◆ Written task: Restate the whole listing word for word. Pictures are left out.

+ + + + +

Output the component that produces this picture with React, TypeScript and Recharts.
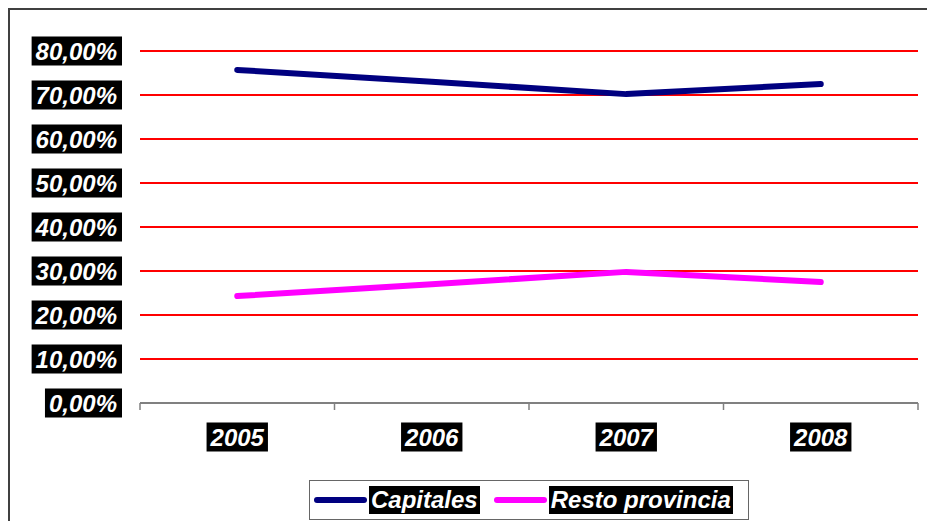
import { LineChart, Line, XAxis, YAxis, CartesianGrid } from 'recharts';

// values (share of total)
const years = ['2005', '2006', '2007', '2008'];
const capitales = [0.757, 0.73, 0.702, 0.725];
const restoProvincia = [0.243, 0.27, 0.298, 0.275];
const yTicks = [0, 0.1, 0.2, 0.3, 0.4, 0.5, 0.6, 0.7, 0.8];

const NAVY = '#000080';
const PINK = '#FF00FF';
const FONT = '"Liberation Sans", Arial, sans-serif';
const FS = 24;

const chartWidth = 917;
const chartHeight = 511;
const plotWidth = 778;
const halfBand = plotWidth / years.length / 2;

const data = years.map((year, i) => ({
  year,
  Capitales: capitales[i],
  'Resto provincia': restoProvincia[i],
}));

// rough Arial Bold advance widths (em)
const charW: Record<string, number> = {
  ',': 0.278, '%': 0.889, ' ': 0.278, C: 0.722, R: 0.722, a: 0.556, p: 0.611, i: 0.278,
  t: 0.333, l: 0.278, e: 0.556, s: 0.556, o: 0.611, r: 0.389, v: 0.556, n: 0.611, c: 0.556,
};
const textW = (s: string) => s.split('').reduce((acc, ch) => acc + (charW[ch] ?? 0.556), 0) * FS;

const fmtPct = (v: number) => (v * 100).toFixed(2).replace('.', ',') + '%';

const textStyle = {
  fill: '#fff',
  fontFamily: FONT,
  fontSize: FS,
  fontWeight: 'bold' as const,
  fontStyle: 'italic' as const,
};

const YTick = (props: any) => {
  const { x, y, payload } = props;
  const s = fmtPct(payload.value);
  const w = textW(s);
  return (
    <g>
      <rect x={x - w - 4} y={y - 14.5} width={w + 9} height={29} fill="#000" />
      <text x={x} y={y} dy={8.6} textAnchor="end" {...textStyle}>{s}</text>
    </g>
  );
};

const XTick = (props: any) => {
  const { x, y, payload, index } = props;
  const s = String(payload.value);
  const w = textW(s);
  const cy = y + 34;
  return (
    <g>
      <line x1={x - halfBand} y1={y} x2={x - halfBand} y2={y + 7} stroke="#808080" strokeWidth={1.5} />
      {index === years.length - 1 && (
        <line x1={x + halfBand} y1={y} x2={x + halfBand} y2={y + 7} stroke="#808080" strokeWidth={1.5} />
      )}
      <rect x={x - w / 2 - 4} y={cy - 14.5} width={w + 8} height={29} fill="#000" />
      <text x={x} y={cy} dy={8.6} textAnchor="middle" {...textStyle}>{s}</text>
    </g>
  );
};

const legendText = {
  background: '#000',
  color: '#fff',
  fontFamily: FONT,
  fontSize: FS,
  fontWeight: 'bold' as const,
  fontStyle: 'italic' as const,
  lineHeight: '28px',
  padding: '0 2px',
  marginLeft: 2,
};

const swatch = (color: string) => ({
  width: 53,
  height: 6,
  borderRadius: 3,
  background: color,
});

export default function App() {
  return (
    <div style={{ position: 'fixed', left: 0, top: 0, width: 927, height: 521, overflow: 'hidden', background: '#fff' }}>
      <div
        style={{
          position: 'absolute',
          left: 8,
          top: 8,
          width: 940,
          height: 540,
          border: '2px solid #404040',
        }}
      >
        <LineChart
          width={chartWidth}
          height={chartHeight}
          data={data}
          margin={{ top: 41, right: 9, bottom: 68, left: 0 }}
        >
          <CartesianGrid horizontal vertical={false} stroke="#FF0000" strokeWidth={2} />
          <YAxis
            domain={[0, 0.8]}
            ticks={yTicks}
            width={130}
            axisLine={false}
            tickLine={false}
            tickSize={0}
            tickMargin={23}
            tick={<YTick />}
            interval={0}
          />
          <XAxis
            dataKey="year"
            height={50}
            padding={{ left: halfBand, right: halfBand }}
            axisLine={{ stroke: '#808080', strokeWidth: 2 }}
            tickLine={false}
            tickSize={0}
            tickMargin={0}
            tick={<XTick />}
            interval={0}
          />
          <Line
            dataKey="Capitales"
            stroke={NAVY}
            strokeWidth={6}
            strokeLinecap="round"
            strokeLinejoin="round"
            dot={false}
            activeDot={false}
            isAnimationActive={false}
          />
          <Line
            dataKey="Resto provincia"
            stroke={PINK}
            strokeWidth={6}
            strokeLinecap="round"
            strokeLinejoin="round"
            dot={false}
            activeDot={false}
            isAnimationActive={false}
          />
        </LineChart>
        <div
          style={{
            position: 'absolute',
            left: 299,
            top: 470,
            width: 438,
            height: 38,
            border: '1px solid #666',
            display: 'flex',
            alignItems: 'center',
            background: '#fff',
          }}
        >
          <div style={{ ...swatch(NAVY), marginLeft: 4 }} />
          <span style={legendText}>Capitales</span>
          <div style={{ ...swatch(PINK), marginLeft: 14 }} />
          <span style={legendText}>Resto provincia</span>
        </div>
      </div>
    </div>
  );
}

+ + + + +

◆ Output below:
Output the component that produces this picture with React, TypeScript and Recharts.
import { LineChart, Line, XAxis, YAxis, CartesianGrid } from 'recharts';

// values (share of total)
const years = ['2005', '2006', '2007', '2008'];
const capitales = [0.757, 0.73, 0.702, 0.725];
const restoProvincia = [0.243, 0.27, 0.298, 0.275];
const yTicks = [0, 0.1, 0.2, 0.3, 0.4, 0.5, 0.6, 0.7, 0.8];

const NAVY = '#000080';
const PINK = '#FF00FF';
const FONT = '"Liberation Sans", Arial, sans-serif';
const FS = 24;

const chartWidth = 917;
const chartHeight = 511;
const plotWidth = 778;
const halfBand = plotWidth / years.length / 2;

const data = years.map((year, i) => ({
  year,
  Capitales: capitales[i],
  'Resto provincia': restoProvincia[i],
}));

// rough Arial Bold advance widths (em)
const charW: Record<string, number> = {
  ',': 0.278, '%': 0.889, ' ': 0.278, C: 0.722, R: 0.722, a: 0.556, p: 0.611, i: 0.278,
  t: 0.333, l: 0.278, e: 0.556, s: 0.556, o: 0.611, r: 0.389, v: 0.556, n: 0.611, c: 0.556,
};
const textW = (s: string) => s.split('').reduce((acc, ch) => acc + (charW[ch] ?? 0.556), 0) * FS;

const fmtPct = (v: number) => (v * 100).toFixed(2).replace('.', ',') + '%';

const textStyle = {
  fill: '#fff',
  fontFamily: FONT,
  fontSize: FS,
  fontWeight: 'bold' as const,
  fontStyle: 'italic' as const,
};

const YTick = (props: any) => {
  const { x, y, payload } = props;
  const s = fmtPct(payload.value);
  const w = textW(s);
  return (
    <g>
      <rect x={x - w - 4} y={y - 14.5} width={w + 9} height={29} fill="#000" />
      <text x={x} y={y} dy={8.6} textAnchor="end" {...textStyle}>{s}</text>
    </g>
  );
};

const XTick = (props: any) => {
  const { x, y, payload, index } = props;
  const s = String(payload.value);
  const w = textW(s);
  const cy = y + 34;
  return (
    <g>
      <line x1={x - halfBand} y1={y} x2={x - halfBand} y2={y + 7} stroke="#808080" strokeWidth={1.5} />
      {index === years.length - 1 && (
        <line x1={x + halfBand} y1={y} x2={x + halfBand} y2={y + 7} stroke="#808080" strokeWidth={1.5} />
      )}
      <rect x={x - w / 2 - 4} y={cy - 14.5} width={w + 8} height={29} fill="#000" />
      <text x={x} y={cy} dy={8.6} textAnchor="middle" {...textStyle}>{s}</text>
    </g>
  );
};

const legendText = {
  background: '#000',
  color: '#fff',
  fontFamily: FONT,
  fontSize: FS,
  fontWeight: 'bold' as const,
  fontStyle: 'italic' as const,
  lineHeight: '28px',
  padding: '0 2px',
  marginLeft: 2,
};

const swatch = (color: string) => ({
  width: 53,
  height: 6,
  borderRadius: 3,
  background: color,
});

export default function App() {
  return (
    <div style={{ position: 'fixed', left: 0, top: 0, width: 927, height: 521, overflow: 'hidden', background: '#fff' }}>
      <div
        style={{
          position: 'absolute',
          left: 8,
          top: 8,
          width: 940,
          height: 540,
          border: '2px solid #404040',
        }}
      >
        <LineChart
          width={chartWidth}
          height={chartHeight}
          data={data}
          margin={{ top: 41, right: 9, bottom: 68, left: 0 }}
        >
          <CartesianGrid horizontal vertical={false} stroke="#FF0000" strokeWidth={2} />
          <YAxis
            domain={[0, 0.8]}
            ticks={yTicks}
            width={130}
            axisLine={false}
            tickLine={false}
            tickSize={0}
            tickMargin={23}
            tick={<YTick />}
            interval={0}
          />
          <XAxis
            dataKey="year"
            height={50}
            padding={{ left: halfBand, right: halfBand }}
            axisLine={{ stroke: '#808080', strokeWidth: 2 }}
            tickLine={false}
            tickSize={0}
            tickMargin={0}
            tick={<XTick />}
            interval={0}
          />
          <Line
            dataKey="Capitales"
            stroke={NAVY}
            strokeWidth={6}
            strokeLinecap="round"
            strokeLinejoin="round"
            dot={false}
            activeDot={false}
            isAnimationActive={false}
          />
          <Line
            dataKey="Resto provincia"
            stroke={PINK}
            strokeWidth={6}
            strokeLinecap="round"
            strokeLinejoin="round"
            dot={false}
            activeDot={false}
            isAnimationActive={false}
          />
        </LineChart>
        <div
          style={{
            position: 'absolute',
            left: 299,
            top: 470,
            width: 438,
            height: 38,
            border: '1px solid #666',
            display: 'flex',
            alignItems: 'center',
            background: '#fff',
          }}
        >
          <div style={{ ...swatch(NAVY), marginLeft: 4 }} />
          <span style={legendText}>Capitales</span>
          <div style={{ ...swatch(PINK), marginLeft: 14 }} />
          <span style={legendText}>Resto provincia</span>
        </div>
      </div>
    </div>
  );
}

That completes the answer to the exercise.